Prayers and Meditation
At the beginning of the service you received a piece of paper, and a pencil if needed. I don’t know how well you can see from your seat, but at the edge of our wilderness there is a fountain and a pool, an oasis of refreshment if you will – but more importantly a symbol of the waters of our baptismal covenant, or for those not baptized, an invitation to the living waters and our desire to respond to the Christ’s invitation, Let anyone who is thirsty come to me and drink, and rivers of living water will flow from within them and well up to eternal life. (See John 7:37-38, 4:14)
In a moment I am going to present the question of the week to you, and Jim will be playing through the first verse of the hymn while we write our answer on the slip of paper. Here is the question: What is the first thing that comes to your mind when I ask: What action or inaction is hindering you from moving to the next step of being the kind of Christian God wants you to become?
Now with that in the back of your mind, we are going to have a time of prayer. This week it is going to start with a responsive litany (your response is in bold) Let’s pray.
Dear Lord, as much as we try to map and calendar every moment of our lives, we know our planners do not tell us where we are with you. Our schedules often serve to distract us from the reality that we and many of our neighbors are not in the Eden we like to think we are. Here, in this wilderness, O God, prepare us for your way.
With persons in poverty of resources or of spirit, who are in fear from abusers, terrorists, and oppressors, who face an addiction of any kind, who are targeted for unjust treatment because of who they are; Here, in this wilderness, O God, prepare us for your way.
With leaders in religious, political, economic, and social life; with our families, friends, and neighbors; and with all who work to sustain and protect our lives as military, civilian workers, and first responders; Here, in this wilderness, O God, prepare us for your way.
With those people who are on our list or that we named at the beginning of the service, or are embedded deep within our hearts, people who need comfort, or healing, or strength to resist vices, or reconciliation in their relationships, or recovery from brokenness, or recovery from violence and natural disasters, Here, in this wilderness, O God, prepare us for your way.

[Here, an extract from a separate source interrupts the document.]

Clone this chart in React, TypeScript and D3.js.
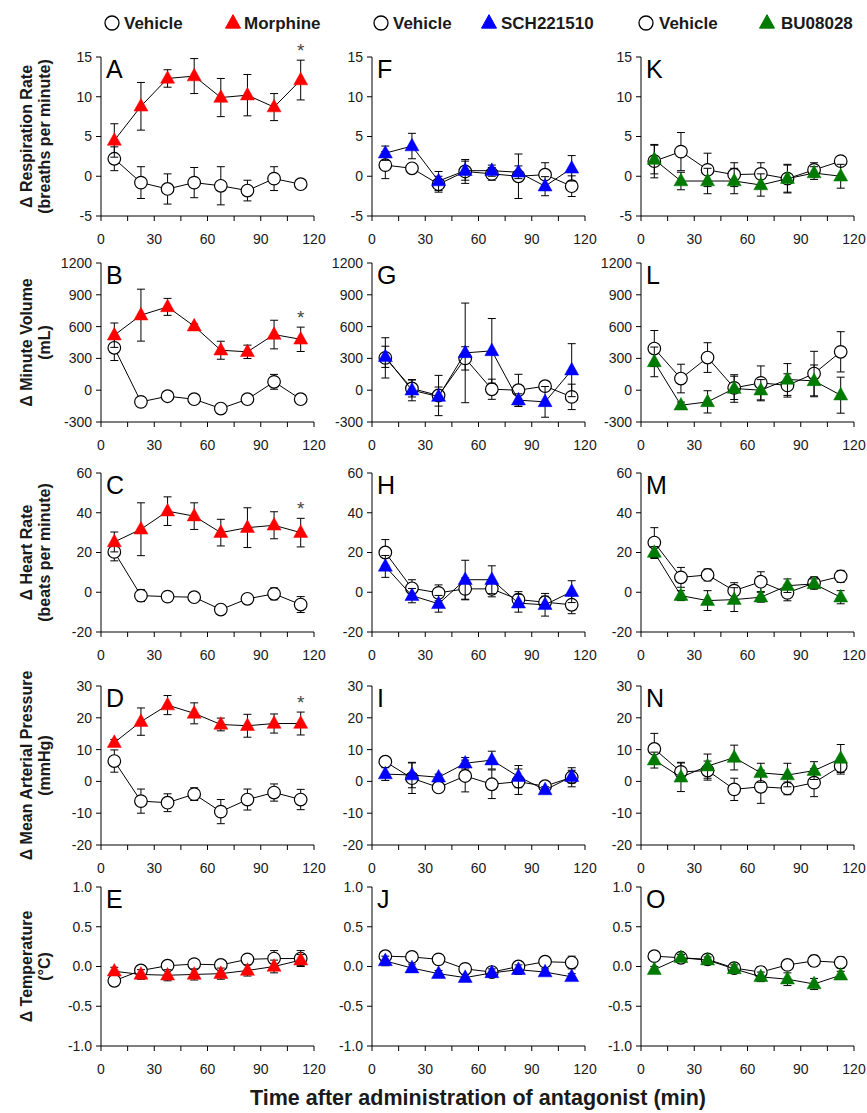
import React from 'react';
import * as d3 from 'd3';

const times = [7.5, 22.5, 37.5, 52.5, 67.5, 82.5, 97.5, 112.5];
const xTickLabels = [0, 30, 60, 90, 120];
const xTickMarks = [0, 15, 30, 45, 60, 75, 90, 105, 120];

// Row 1 – Respiration rate
const vehA = [2.2, -0.8, -1.6, -0.8, -1.2, -1.8, -0.3, -1.0];
const vehAErr = [1.5, 2.0, 1.9, 1.9, 2.4, 1.3, 1.5, 0.3];
const morA = [4.5, 8.8, 12.3, 12.6, 9.9, 10.2, 8.7, 12.1];
const morAErr = [2.1, 3.0, 1.1, 2.2, 2.4, 2.6, 1.7, 2.5];
const vehF = [1.4, 1.0, -1.0, 0.6, 0.3, 0.0, 0.2, -1.25];
const vehFErr = [1.7, 0.3, 1.0, 1.5, 0.8, 2.8, 1.5, 1.3];
const schF = [2.9, 3.8, -0.6, 0.7, 0.7, 0.5, -1.25, 1.0];
const schFErr = [0.9, 1.6, 1.2, 1.2, 0.7, 0.8, 1.2, 1.6];
const vehK = [1.9, 3.1, 0.8, 0.2, 0.3, -0.3, 0.8, 1.9];
const vehKErr = [2.1, 2.4, 2.1, 1.5, 1.4, 1.7, 0.9, 0.3];
const buK = [2.1, -0.6, -0.6, -0.6, -1.1, -0.3, 0.4, 0.0];
const buKErr = [1.8, 1.1, 1.6, 1.6, 1.4, 1.8, 0.8, 1.5];

// Row 2 – Minute volume
const vehB = [400, -110, -57, -85, -173, -85, 79, -85];
const vehBErr = [120, 15, 15, 15, 15, 15, 70, 15];
const morB = [519, 708, 786, 604, 377, 362, 525, 480];
const morBErr = [115, 245, 80, 20, 85, 63, 135, 115];
const vehG = [305, 16, -50, 300, 9, 0, 38, -63];
const vehGErr = [190, 80, 190, 110, 95, 150, 30, 120];
const schG = [315, 0, -60, 352, 371, -94, -110, 189];
const schGErr = [100, 100, 90, 470, 305, 60, 145, 250];
const vehL = [393, 110, 308, 22, 69, 45, 157, 362];
const vehLErr = [170, 135, 140, 110, 160, 110, 210, 190];
const buL = [267, -142, -110, 16, 0, 101, 88, -47];
const buLErr = [140, 30, 105, 130, 100, 150, 150, 170];

// Row 3 – Heart rate
const vehC = [20.3, -1.7, -2.2, -2.5, -8.7, -3.3, -0.8, -6.2];
const vehCErr = [4.5, 3.0, 1.0, 1.0, 1.0, 1.0, 3.0, 4.0];
const morC = [25.3, 31.7, 40.8, 38.3, 30.0, 32.5, 33.7, 30.0];
const morCErr = [5.0, 13.3, 7.2, 6.7, 6.7, 10.0, 6.8, 7.2];
const vehH = [20.0, 2.0, -0.3, 1.7, 1.7, -3.7, -5.0, -6.3];
const vehHErr = [6.5, 4.3, 4.0, 5.5, 4.0, 4.0, 3.0, 4.5];
const schH = [13.0, -1.7, -5.8, 6.3, 6.3, -5.5, -6.3, 0.3];
const schHErr = [5.5, 3.6, 4.2, 9.8, 7.0, 4.5, 5.7, 5.5];
const vehM = [25.0, 7.5, 8.7, 0.8, 5.3, -0.3, 4.7, 8.0];
const vehMErr = [7.5, 5.0, 3.0, 4.0, 5.0, 4.0, 3.0, 3.0];
const buM = [20.0, -1.7, -4.2, -3.7, -2.5, 3.3, 4.2, -2.5];
const buMErr = [3.0, 2.5, 5.0, 6.0, 2.5, 3.4, 2.5, 3.3];

// Row 4 – Mean arterial pressure
const vehD = [6.4, -6.2, -6.7, -4.0, -9.5, -5.7, -3.5, -5.7];
const vehDErr = [3.5, 3.8, 2.8, 2.0, 3.8, 3.3, 2.7, 3.2];
const morD = [12.2, 18.8, 24.0, 21.4, 17.9, 17.5, 18.2, 18.2];
const morDErr = [1.0, 4.3, 3.0, 3.3, 2.0, 3.6, 3.0, 3.6];
const vehI = [6.2, 1.0, -1.9, 1.7, -0.9, -0.1, -1.5, 1.3];
const vehIErr = [1.0, 4.8, 1.0, 5.0, 4.5, 4.0, 1.0, 3.0];
const schI = [2.3, 2.0, 1.3, 5.7, 6.7, 1.5, -2.7, 1.5];
const schIErr = [2.0, 4.0, 1.0, 1.8, 2.8, 3.5, 1.0, 2.0];
const vehN = [10.2, 3.0, 3.4, -2.5, -1.7, -2.2, -0.4, 4.8];
const vehNErr = [4.9, 3.0, 3.0, 3.5, 5.2, 2.0, 4.4, 2.5];
const buN = [6.7, 1.3, 4.8, 7.5, 2.7, 2.0, 3.4, 7.2];
const buNErr = [2.5, 4.5, 3.8, 3.9, 3.0, 3.7, 2.8, 4.4];

// Row 5 – Temperature
const vehE = [-0.18, -0.05, 0.01, 0.03, 0.02, 0.09, 0.1, 0.1];
const vehEErr = [0.06, 0.05, 0.05, 0.05, 0.05, 0.05, 0.1, 0.1];
const morE = [-0.06, -0.1, -0.11, -0.1, -0.09, -0.05, 0.0, 0.08];
const morEErr = [0.05, 0.06, 0.07, 0.07, 0.07, 0.07, 0.08, 0.07];
const vehJ = [0.13, 0.12, 0.09, -0.03, -0.07, 0.0, 0.06, 0.05];
const vehJErr = [0.05, 0.05, 0.05, 0.06, 0.06, 0.06, 0.06, 0.08];
const schJ = [0.07, -0.02, -0.09, -0.14, -0.08, -0.04, -0.07, -0.13];
const schJErr = [0.06, 0.05, 0.04, 0.04, 0.05, 0.06, 0.04, 0.04];
const vehO = [0.13, 0.11, 0.09, -0.02, -0.07, 0.02, 0.07, 0.05];
const vehOErr = [0.04, 0.05, 0.05, 0.06, 0.07, 0.06, 0.07, 0.07];
const buO = [-0.04, 0.11, 0.08, -0.03, -0.13, -0.16, -0.22, -0.11];
const buOErr = [0.04, 0.04, 0.04, 0.05, 0.06, 0.08, 0.07, 0.05];

const rowDomains: [number, number][] = [[-5, 15], [-300, 1200], [-20, 60], [-20, 30], [-1, 1]];
const rowTicks = [
  [-5, 0, 5, 10, 15],
  [-300, 0, 300, 600, 900, 1200],
  [-20, 0, 20, 40, 60],
  [-20, -10, 0, 10, 20, 30],
  [-1, -0.5, 0, 0.5, 1],
];
const rowTickFormat = ['d', 'd', 'd', 'd', '.1f'];
const rowLabels = [
  ['\u0394 Respiration Rate', '(breaths per minute)'],
  ['\u0394 Minute Volume', '(mL)'],
  ['\u0394 Heart Rate', '(beats per minute)'],
  ['\u0394 Mean Arterial Pressure', '(mmHg)'],
  ['\u0394 Temperature', '(\u00B0C)'],
];
const drugNames = ['Morphine', 'SCH221510', 'BU08028'];
const drugColors = ['#ff0000', '#0000ff', '#007a00'];
const letters = [
  ['A', 'F', 'K'],
  ['B', 'G', 'L'],
  ['C', 'H', 'M'],
  ['D', 'I', 'N'],
  ['E', 'J', 'O'],
];
const vehicleData = [
  [vehA, vehF, vehK], [vehB, vehG, vehL], [vehC, vehH, vehM], [vehD, vehI, vehN], [vehE, vehJ, vehO],
];
const vehicleErr = [
  [vehAErr, vehFErr, vehKErr], [vehBErr, vehGErr, vehLErr], [vehCErr, vehHErr, vehMErr], [vehDErr, vehIErr, vehNErr], [vehEErr, vehJErr, vehOErr],
];
const drugData = [
  [morA, schF, buK], [morB, schG, buL], [morC, schH, buM], [morD, schI, buN], [morE, schJ, buO],
];
const drugErr = [
  [morAErr, schFErr, buKErr], [morBErr, schGErr, buLErr], [morCErr, schHErr, buMErr], [morDErr, schIErr, buNErr], [morEErr, schJErr, buOErr],
];
// significance star on last morphine point per row (rows A–D)
const starRows = [true, true, true, true, false];

const W = 867;
const H = 1113;
const rowTop = [57, 263, 473, 686, 887];
const plotH = 159;
const colLeft = [101, 372, 641];
const plotW = 213;
const font = 'Arial, "Liberation Sans", sans-serif';
const textColor = '#1a1a1a';

function triPath(cx: number, cy: number, s: number) {
  const h = s * 0.9;
  return `M${cx},${cy - h * 0.62} L${cx + s / 2},${cy + h * 0.38} L${cx - s / 2},${cy + h * 0.38} Z`;
}

function Panel({ r, c }: { r: number; c: number }) {
  const x = d3.scaleLinear().domain([0, 120]).range([colLeft[c], colLeft[c] + plotW]);
  const y = d3.scaleLinear().domain(rowDomains[r]).range([rowTop[r] + plotH, rowTop[r]]);
  const f = d3.format(rowTickFormat[r]);
  const fmt = (v: number) => f(v).replace('\u2212', '-');
  const line = d3.line<number>().x((_, i) => x(times[i])).y((d) => y(d));
  const veh = vehicleData[r][c];
  const vehE = vehicleErr[r][c];
  const drg = drugData[r][c];
  const drgE = drugErr[r][c];
  const color = drugColors[c];
  const x0 = x(0);
  const yb = y(rowDomains[r][0]);
  const cap = 4;
  const errBars = (vals: number[], errs: number[], key: string) =>
    vals.map((v, i) => {
      const cx = x(times[i]);
      const t = y(v + errs[i]);
      const b = y(v - errs[i]);
      return (
        <g key={key + i} stroke="#000" strokeWidth={1}>
          <line x1={cx} x2={cx} y1={t} y2={b} />
          <line x1={cx - cap} x2={cx + cap} y1={t} y2={t} />
          <line x1={cx - cap} x2={cx + cap} y1={b} y2={b} />
        </g>
      );
    });
  return (
    <g>
      {/* axes */}
      <line x1={x0} x2={x0} y1={rowTop[r]} y2={yb} stroke="#000" strokeWidth={1} />
      <line x1={x0} x2={x(120)} y1={yb} y2={yb} stroke="#000" strokeWidth={1} />
      {rowTicks[r].map((t) => (
        <g key={'yt' + t}>
          <line x1={x0 - 5} x2={x0} y1={y(t)} y2={y(t)} stroke="#000" />
          <text x={x0 - 9} y={y(t)} dy="0.35em" textAnchor="end" fontSize={14} fill={textColor} fontFamily={font}>
            {fmt(t)}
          </text>
        </g>
      ))}
      {xTickMarks.map((t) => (
        <line key={'xm' + t} x1={x(t)} x2={x(t)} y1={yb} y2={yb + 5} stroke="#000" />
      ))}
      {xTickLabels.map((t) => (
        <text key={'xl' + t} x={x(t)} y={yb + 28} textAnchor="middle" fontSize={14} fill={textColor} fontFamily={font}>
          {t}
        </text>
      ))}
      <text x={x0 + 5} y={rowTop[r] + 21} fontSize={25} fill="#000" fontFamily={font}>
        {letters[r][c]}
      </text>
      {/* vehicle */}
      {errBars(veh, vehE, 'v')}
      <path d={line(veh) || ''} fill="none" stroke="#000" strokeWidth={1} />
      {veh.map((v, i) => (
        <circle key={'vc' + i} cx={x(times[i])} cy={y(v)} r={6.3} fill="#fff" stroke="#000" strokeWidth={1.2} />
      ))}
      {/* drug */}
      {errBars(drg, drgE, 'd')}
      <path d={line(drg) || ''} fill="none" stroke="#000" strokeWidth={1} />
      {drg.map((v, i) => (
        <path key={'dt' + i} d={triPath(x(times[i]), y(v), 14)} fill={color} stroke={color} strokeWidth={0.5} />
      ))}
      {c === 0 && starRows[r] && (
        <text
          x={x(times[7])}
          y={y(drg[7] + drgE[7]) - 3}
          textAnchor="middle"
          fontSize={19}
          fill="#444"
          fontFamily={font}
        >
          *
        </text>
      )}
    </g>
  );
}

const legendX = [
  { circle: 112, vtext: 124, tri: 233, dtext: 244 },
  { circle: 381, vtext: 393, tri: 489, dtext: 501 },
  { circle: 646, vtext: 659, tri: 767, dtext: 781 },
];

export default function App() {
  return (
    <svg
      width={W}
      height={H}
      viewBox={`0 0 ${W} ${H}`}
      style={{ position: 'absolute', left: 0, top: 0, background: '#fff' }}
    >
      <rect x={0} y={0} width={W} height={H} fill="#fff" />
      {legendX.map((l, c) => (
        <g key={'lg' + c}>
          <circle cx={l.circle} cy={23} r={7} fill="#fff" stroke="#000" strokeWidth={1.3} />
          <text x={l.vtext} y={29} fontSize={17} fontWeight="bold" fill={textColor} fontFamily={font}>
            Vehicle
          </text>
          <path d={triPath(l.tri, 23, 15)} fill={drugColors[c]} stroke={drugColors[c]} />
          <text x={l.dtext} y={29} fontSize={17} fontWeight="bold" fill={textColor} fontFamily={font}>
            {drugNames[c]}
          </text>
        </g>
      ))}
      {rowLabels.map((lines, r) => {
        const cy = rowTop[r] + plotH / 2;
        return (
          <g key={'yl' + r}>
            <text
              transform={`translate(26,${cy}) rotate(-90)`}
              textAnchor="middle"
              fontSize={16}
              fontWeight="bold"
              fill={textColor}
              fontFamily={font}
              dy="0.35em"
            >
              {lines[0]}
            </text>
            <text
              transform={`translate(44,${cy}) rotate(-90)`}
              textAnchor="middle"
              fontSize={16}
              fontWeight="bold"
              fill={textColor}
              fontFamily={font}
              dy="0.35em"
            >
              {lines[1]}
            </text>
          </g>
        );
      })}
      {[0, 1, 2, 3, 4].map((r) => [0, 1, 2].map((c) => <Panel key={`p${r}${c}`} r={r} c={c} />))}
      <text x={478} y={1105} textAnchor="middle" fontSize={21.5} fontWeight="bold" fill={textColor} fontFamily={font}>
        Time after administration of antagonist (min)
      </text>
    </svg>
  );
}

For those who willingly step into the Lenten wilderness to focus and find your direction, who desire to promise to serve you in fresh ways without misusing your power, or compromising the path, or seeking personal glory Here, in this wilderness, O God, prepare us for your way.
With all who need your healing power, and with all who offer healing through their skill and presence; with all who have harmed us, and all whom we have harmed by our action or inaction; Lord hear the silent prayers of our heart…

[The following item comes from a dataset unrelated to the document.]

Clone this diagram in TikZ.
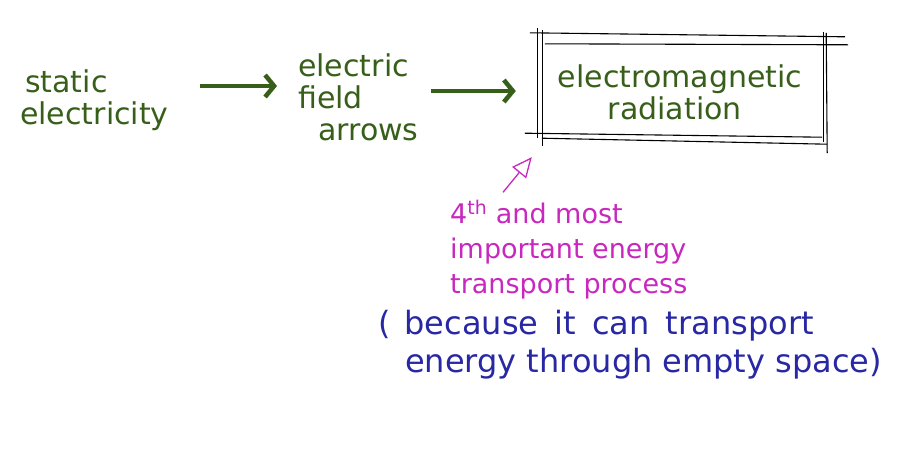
\documentclass[tikz,border=0pt]{standalone}
\usepackage{fontspec}
\setmainfont{DejaVu Sans}
\usetikzlibrary{positioning, arrows.meta}
\definecolor{penGreen}{RGB}{55,95,25}
\definecolor{penMagenta}{RGB}{200,40,190}
\definecolor{penBlue}{RGB}{40,40,165}
\tikzstyle{greentext} = [inner sep=0pt, align=left, text=penGreen, font=\fontsize{30}{32}\selectfont]
\tikzstyle{pinktext} = [inner sep=0pt, align=left, text=penMagenta, font=\fontsize{27}{35}\selectfont]
\tikzstyle{bluetext} = [inner sep=0pt, align=left, text=penBlue, font=\fontsize{32}{38}\selectfont]
\tikzstyle{arrow} = [line width=4.5pt, penGreen, -{Straight Barb[length=9pt,width=22pt]}]
\tikzstyle{pointer} = [line width=1.3pt, penMagenta, -{Triangle[open,length=20pt,width=18pt]}]
\tikzstyle{frameline} = [line width=1.1pt, black]
\begin{document}
\begin{tikzpicture}[x=1pt, y=-1pt]
\useasboundingbox (0,0) rectangle (912,464);
\fill[white] (0,0) rectangle (912,464);

\node (static) [greentext, anchor=west] at (20,100) {\hspace{5pt}static\\electricity};
\node (field) [greentext, anchor=west] at (298,97) {electric\\field\\\hspace{20pt}arrows};
\node (frame) [minimum width=288pt, minimum height=110pt] at (682,89) {};
\node (emrad) [greentext] at (680,92) {electromagnetic\\\hspace{50pt}radiation};

\draw [arrow, shorten <=31pt, shorten >=21pt] ([yshift=14pt]static.east) -- ([yshift=11pt]field.west);
\draw [arrow, shorten <=12pt, shorten >=22pt] ([yshift=6pt]field.east) -- ([yshift=-2pt]frame.west);

% double frame round the box
\draw [frameline] ([xshift=-8pt,yshift=1pt]frame.north west) -- ([xshift=19pt,yshift=-3pt]frame.north east);
\draw [frameline] ([xshift=7pt,yshift=-10pt]frame.north west) -- ([xshift=22pt,yshift=-11pt]frame.north east);
\draw [frameline] ([yshift=6pt]frame.north west) -- ([yshift=6pt]frame.south west);
\draw [frameline] ([xshift=5pt,yshift=4pt]frame.north west) -- ([xshift=5pt,yshift=-2pt]frame.south west);
\draw [frameline] ([xshift=-3pt,yshift=2pt]frame.north east) -- ([xshift=-3pt,yshift=2pt]frame.south east);
\draw [frameline] ([yshift=1pt]frame.north east) -- ([xshift=1pt,yshift=-9pt]frame.south east);
\draw [frameline] ([xshift=-13pt,yshift=11pt]frame.south west) -- ([xshift=-4pt,yshift=7pt]frame.south east);
\draw [frameline] ([xshift=4pt,yshift=6pt]frame.south west) -- ([xshift=1pt]frame.south east);

\node (fourth) [pinktext, anchor=west] at (450,250) {4\textsuperscript{th} and most\\important energy\\transport process};
\draw [pointer] ([xshift=53pt,yshift=8pt]fourth.north west) -- ([xshift=-6pt,yshift=-13pt]frame.south west);

\node (because) [bluetext, anchor=west] at (378,345) {(\hspace{14pt}because\hspace{6pt} it\hspace{6pt} can\hspace{6pt} transport\\\hspace{27pt}energy through empty space)};
\end{tikzpicture}
\end{document}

Receive the prayers of your people, most merciful God. In your compassion, forgive our sins, and free us for lives of joyful obedience through Jesus Christ our Lord. who taught us to pray… Lord’s Prayer
And now Lord, as we hear the sounds of O Jesus I Have Promised, we write on our paper what you place in our minds about the obstacle, the action or inaction that is hindering our next step of being the kind of Christian you want us to be. If nothing has yet come to mind, offer what is on our mind, our chosen Lent discipline for this year, or our blank paper representing ourselves as a gift to you, our living water. Guide and direct us, not only this day, but all days according to your covenant faithfulness, that we may be refreshed by your living waters as we make our commitments to you and you alone. And after he has completed verse 1, we will sing and bring forward the commitment he has asked you to make to him.
Hymn # 396 O Jesus, I Have Promised
Closing Blessing Now be done with lesser things so that you will be made holy; prepared to be God’s useful instruments for his good and special purposes at all times. Amen.